Die Bundesanwaltschaft vermittelte in ihrer Darstellung Zuversicht, dass sie den 20 Jahre alten Mann bald nach Deutschland holen kann. Auch Bundeskanzlerin Angela Merkel (CDU) rechnet mit einer problemlosen Auslieferung. Sowohl Bundesanwaltschaft als auch Bundesregierung lobten die gute Zusammenarbeit mit den libanesischen Behörden, die auch den entscheidenden Tipp für die Festnahme der ersten Verdächtigten gegeben haben sollen.
Die ganz nah gekommene terroristische Bedrohung hat die Debatte um eine Verschärfung der Sicherheitsgesetze weiter angeheizt. Vor allem Unionspolitiker machen Sicherheitslücken aus und fordern, sie zu schließen. Auf den Weg gebracht ist bereits eine Verlängerung der Anti-Terror-Gesetze von 2001, die noch erweitert werden sollen. Im September wird die Einführung einer Anti-Terror-Datei für Polizei und Geheimdienste beschlossen. Videoüberwachung wird ausgeweitet.
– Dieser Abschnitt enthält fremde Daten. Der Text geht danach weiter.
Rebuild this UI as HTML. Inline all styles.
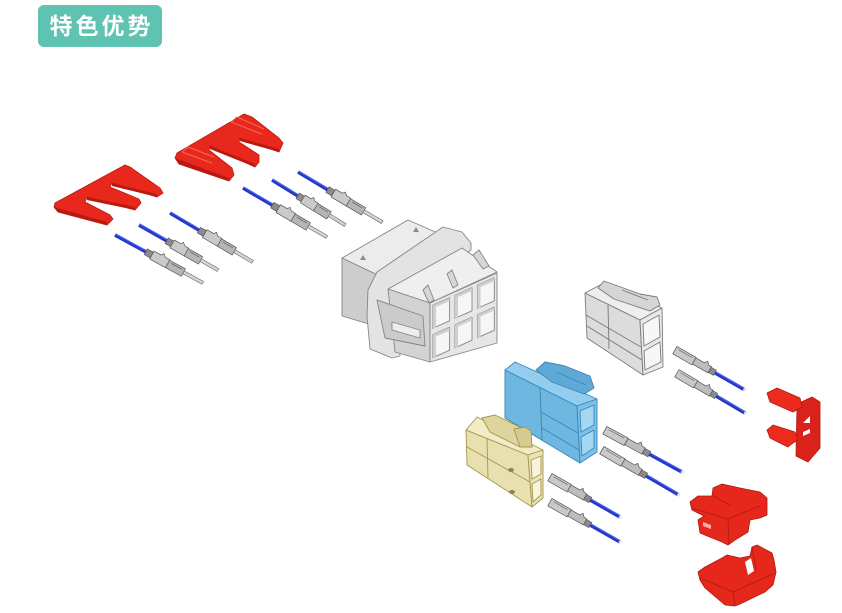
<!DOCTYPE html>
<html>
<head>
<meta charset="utf-8">
<style>
  html,body{margin:0;padding:0;background:#fff;}
  body{width:842px;height:613px;position:relative;overflow:hidden;}
  .badge{position:absolute;left:38px;top:5px;width:124px;height:42px;border-radius:6px;background:#5fc3b1;
    color:#fff;font-family:"Liberation Sans","Noto Sans CJK SC",sans-serif;font-weight:bold;font-size:23px;
    line-height:42px;text-align:center;letter-spacing:3px;text-indent:3px;}
  svg{position:absolute;left:0;top:0;}
</style>
</head>
<body>
<div class="badge">特色优势</div>
<svg width="842" height="613" viewBox="0 0 842 613" xmlns="http://www.w3.org/2000/svg">
<defs>
  <g id="tl">
    <rect x="0" y="-1.8" width="37" height="3.6" fill="#2438cc"/>
    <rect x="0" y="-1.8" width="37" height="1" fill="#5a6ee6"/>
    <path d="M35,-3.2 L42,-3.2 L42,3.2 L35,3.2Z" fill="#8c8c8c" stroke="#444" stroke-width=".6"/>
    <path d="M42,-4.5 L50,-4.5 L52,-7 L55,-4.5 L60,-4.5 L60,4.5 L42,4.5Z" fill="#cacaca" stroke="#555" stroke-width=".7"/>
    <path d="M60,-4 L78,-4 L78,4.5 L60,4.5Z" fill="#b5b5b5" stroke="#555" stroke-width=".7"/>
    <path d="M63,-2 L75,-2" stroke="#666" stroke-width=".8"/>
    <rect x="78" y="-1.6" width="22" height="3.2" fill="#d4d4d4" stroke="#666" stroke-width=".6"/>
  </g>
  <g id="tr">
    <path d="M0,-4 L22,-4 L22,4.5 L0,4.5Z" fill="#c9c9c9" stroke="#555" stroke-width=".7"/>
    <path d="M3,-2 L19,-2" stroke="#777" stroke-width=".8"/>
    <path d="M22,-3.5 L32,-3.5 L34,-6.5 L37,-3.5 L40,-3.5 L40,3.5 L22,3.5Z" fill="#bdbdbd" stroke="#555" stroke-width=".7"/>
    <rect x="40" y="-3" width="6" height="6" fill="#8a8a8a" stroke="#444" stroke-width=".5"/>
    <rect x="46" y="-1.8" width="34" height="3.6" fill="#2438cc"/>
    <rect x="46" y="-1.8" width="34" height="1" fill="#5a6ee6"/>
    <ellipse cx="80" cy="0" rx="1.3" ry="1.8" fill="#dde2f0"/>
  </g>
</defs>

<!-- ========== Red comb 1 ========== -->
<polygon points="55,203 125,165 130,167 160,188 163,193 157,197 112,183 110,187 139,199 141,203 135,210 87,197 85,202 110,215 113,219 107,225 58,212 54,207"
  fill="#e8281c" stroke="#b81a10" stroke-width="0.8"/>
<polygon points="54,207 107,222 107,225 58,212" fill="#b91a10"/>
<polygon points="87,197 135,207 135,210 87,200" fill="#b91a10"/>
<polygon points="112,183 157,194 157,197 112,186" fill="#b91a10"/>

<!-- ========== Red comb 2 ========== -->
<polygon points="177,153 239,117 244,114 252,117 279,138 283,143 279,152 240,138 239,142 259,155 259,162 255,167 210,146 209,150 232,168 234,175 229,181 179,164 175,158"
  fill="#e8281c" stroke="#b81a10" stroke-width="0.8"/>
<polygon points="175,158 229,178 229,181 179,164" fill="#b91a10"/>
<polygon points="210,146 255,164 255,167 210,149" fill="#b91a10"/>
<polygon points="240,138 279,149 279,152 240,141" fill="#b91a10"/>
<path d="M182,152 L212,163 M182,152 L188,147 L214,157" stroke="#f36a5a" stroke-width="1" fill="none"/>
<path d="M231,122 L262,134 M231,122 L237,117 L264,129" stroke="#f36a5a" stroke-width="1" fill="none"/>

<!-- ========== Left terminals ========== -->
<use href="#tl" transform="translate(115,235) rotate(28.6) scale(1,1)"/>
<use href="#tl" transform="translate(139,225) rotate(29.7) scale(0.91,1)"/>
<use href="#tl" transform="translate(170,213) rotate(30.6) scale(0.96,1)"/>
<use href="#tl" transform="translate(243,188) rotate(30.3) scale(0.97,1)"/>
<use href="#tl" transform="translate(272,180) rotate(31.6) scale(0.86,1)"/>
<use href="#tl" transform="translate(298,172) rotate(30.8) scale(0.98,1)"/>

<!-- ========== Main white housing ========== -->
<g stroke="#858585" stroke-width="0.9" stroke-linejoin="round">
  <polygon points="342,258 382,277 382,328 342,316" fill="#cdcdcd"/>
  <polygon points="342,258 408,220 440,234 382,277" fill="#ececec"/>
  <path d="M360,260 l3,-5 l3,5z" fill="#8a8a8a" stroke="none"/>
  <path d="M413,232 l3,-5 l3,5z" fill="#8a8a8a" stroke="none"/>
  <polygon points="368,290 377,272 443,227 462,232 471,243 471,250 400,296 400,356 392,358 370,349 367,316" fill="#e3e3e3"/>
  <polygon points="388,289 462,248 497,272 430,303" fill="#efefef"/>
  <polygon points="388,289 430,303 430,362 395,352" fill="#d3d3d3"/>
  <polygon points="377,300 423,316 425,346 385,338" fill="#cbcbcb"/>
  <polygon points="392,322 420,330 420,338 392,330" fill="#ededed"/>
  <polygon points="423,290 428,285 434,300 429,303" fill="#d6d6d6"/>
  <polygon points="447,274 452,270 458,285 453,288" fill="#d6d6d6"/>
  <polygon points="473,255 479,250 489,266 483,269" fill="#d6d6d6"/>
  <polygon points="430,303 497,273 497,343 430,362" fill="#e6e6e6"/>
  <polygon points="432.7,305.3 449.6,297.7 449.6,320.8 432.7,328.4" fill="#f6f6f6"/>
  <polygon points="432.7,334.8 449.6,327.2 449.6,350.2 432.7,357.8" fill="#f6f6f6"/>
  <polygon points="455,295.3 472,287.7 472,310.8 455,318.4" fill="#f6f6f6"/>
  <polygon points="455,324.8 472,317.2 472,340.2 455,347.8" fill="#f6f6f6"/>
  <polygon points="477.4,285.3 494.3,277.7 494.3,300.8 477.4,308.4" fill="#f6f6f6"/>
  <polygon points="477.4,314.8 494.3,307.2 494.3,330.2 477.4,337.8" fill="#f6f6f6"/>
</g>
<g fill="#cfcfcf">
  <polygon points="432.7,305.3 449.6,297.7 449.6,301 436,307 436,328 432.7,328.4"/>
  <polygon points="432.7,334.8 449.6,327.2 449.6,330.5 436,336.5 436,357.5 432.7,357.8"/>
  <polygon points="455,295.3 472,287.7 472,291 458,297 458,318 455,318.4"/>
  <polygon points="455,324.8 472,317.2 472,320.5 458,326.5 458,347.5 455,347.8"/>
  <polygon points="477.4,285.3 494.3,277.7 494.3,281 480.5,287 480.5,308 477.4,308.4"/>
  <polygon points="477.4,314.8 494.3,307.2 494.3,310.5 480.5,316.5 480.5,337.5 477.4,337.8"/>
</g>

<!-- ========== Small grey housing ========== -->
<g stroke="#7a7a7a" stroke-width="0.9" stroke-linejoin="round">
  <polygon points="585,293 640,320 643,375 587,338" fill="#dcdcdc"/>
  <polygon points="585,293 604,283 662,308 640,320" fill="#eeeeee"/>
  <polygon points="640,320 662,308 663,367 643,375" fill="#e9e9e9"/>
  <polygon points="643,324 659,315 660,337 644,346" fill="#f7f7f7"/>
  <polygon points="644,351 660,342 661,362 645,370" fill="#f7f7f7"/>
  <path d="M586,315 L641,347 M608,305 L609,349 M587,326 L642,360" fill="none"/>
  <polygon points="598,288 604,281 640,294 657,297 660,305 650,311 614,299" fill="#d5d5d5"/>
  <path d="M622,290 L648,300" fill="none"/>
</g>

<!-- ========== Blue housing ========== -->
<g stroke="#3a86b8" stroke-width="0.9" stroke-linejoin="round">
  <polygon points="505,370 577,406 580,463 505,418" fill="#6db7e0"/>
  <polygon points="505,370 515,362 597,399 577,406" fill="#92cdee"/>
  <polygon points="577,406 597,399 597,452 580,463" fill="#7bc1e7"/>
  <polygon points="580,411 594,405 594,425 581,432" fill="#a6d7f2"/>
  <polygon points="581,437 594,430 594,448 582,456" fill="#a6d7f2"/>
  <path d="M540,388 L542,440 M541,412 L578,433 M542,428 L579,450" fill="none"/>
  <polygon points="536,370 545,362 565,366 590,376 594,388 584,394 552,382" fill="#5ea9d6"/>
  <path d="M556,372 L586,385" fill="none"/>
</g>

<!-- ========== Yellow housing ========== -->
<g stroke="#a3954f" stroke-width="0.9" stroke-linejoin="round">
  <polygon points="466,430 528,455 532,507 467,465" fill="#e8e0ae"/>
  <polygon points="466,430 477,417 543,450 528,455" fill="#f1ebc6"/>
  <polygon points="528,455 543,450 543,498 532,507" fill="#ebe4b6"/>
  <polygon points="531,460 541,456 541,474 532,479" fill="#f7f3dc"/>
  <polygon points="532,484 541,479 541,495 533,502" fill="#f7f3dc"/>
  <path d="M467,447 L530,482 M487,438 L488,478" fill="none"/>
  <polygon points="482,418 495,415 530,432 532,447 520,447 490,432" fill="#ded59e"/>
  <polygon points="514,429 525,427 531,431 532,447 520,447" fill="#d6cc92"/>
  <ellipse cx="511" cy="470" rx="3" ry="2" fill="#8d8250" stroke="none"/>
  <ellipse cx="512" cy="492" rx="3" ry="2" fill="#8d8250" stroke="none"/>
</g>

<!-- ========== Right terminals ========== -->
<use href="#tr" transform="translate(675,350) rotate(29.7) scale(1.0,1)"/>
<use href="#tr" transform="translate(677,373) rotate(30.5) scale(0.99,1)"/>
<use href="#tr" transform="translate(605,430) rotate(28.6) scale(1.1,1)"/>
<use href="#tr" transform="translate(602,450) rotate(30.3) scale(1.11,1)"/>
<use href="#tr" transform="translate(550,477) rotate(29.7) scale(1.01,1)"/>
<use href="#tr" transform="translate(550,502) rotate(29.7) scale(1.01,1)"/>

<!-- ========== Right red clips ========== -->
<g stroke="#b01a10" stroke-width="0.8" stroke-linejoin="round">
  <polygon points="797,404 812,397 820,402 820,448 808,462 796,456" fill="#d8221a"/>
  <polygon points="767,393 777,388 800,398 802,407 793,412 770,402" fill="#ea2b1e"/>
  <polygon points="767,430 773,425 795,432 798,440 793,443 788,447 770,438" fill="#ea2b1e"/>
  <polygon points="803,423 810,416 810,423" fill="#fff" stroke="none"/>
  <polygon points="803,432 810,429 810,433 803,436" fill="#fff" stroke="none"/>
  <polygon points="690,502 698,496 712,496 713,488 722,484 740,488 760,492 767,498 767,515 760,518 750,520 748,532 735,540 728,545 722,542 700,533 698,520 704,516 692,510" fill="#e6271c"/>
  <path d="M713,496 L730,505 M692,508 L728,519 L760,506 M728,519 L729,544" fill="none"/>
  <polygon points="703,522 711,525 711,529 703,526" fill="#f6b0a8" stroke="none"/>
  <polygon points="698,572 705,567 722,558 727,555 740,558 750,556 752,547 757,545 772,553 774,560 776,572 773,585 765,592 740,604 735,606 725,605 705,588 700,580" fill="#e6271c"/>
  <path d="M700,578 L733,592 L773,574 M733,592 L735,605 M752,547 L756,570" fill="none"/>
  <polygon points="745,562 751,558 754,571 748,575" fill="#fff" stroke="none"/>
</g>
</svg>
</body>
</html>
Die Terrorgefahr und die Sicherheitsdebatte haben mittlerweile dazu geführt, dass sich manch einer in Deutschland unwohl fühlt, nur weil er anders aussieht, auch wenn er einen deutschen Pass hat.
Der Vorsitzende der Türkischen Gemeinde in Deutschland, Kenan Kolat, und der Generalsekretär des Zentralrats der Muslime, Aiman Mayzek, warnten davor, Migranten unter Generalverdacht zu stellen. Und auch Bundespräsident Horst Köhler warnt vor Hysterie. Man müsse die Gefahr erkennen, »aber man darf auch nicht in Panik verfallen«.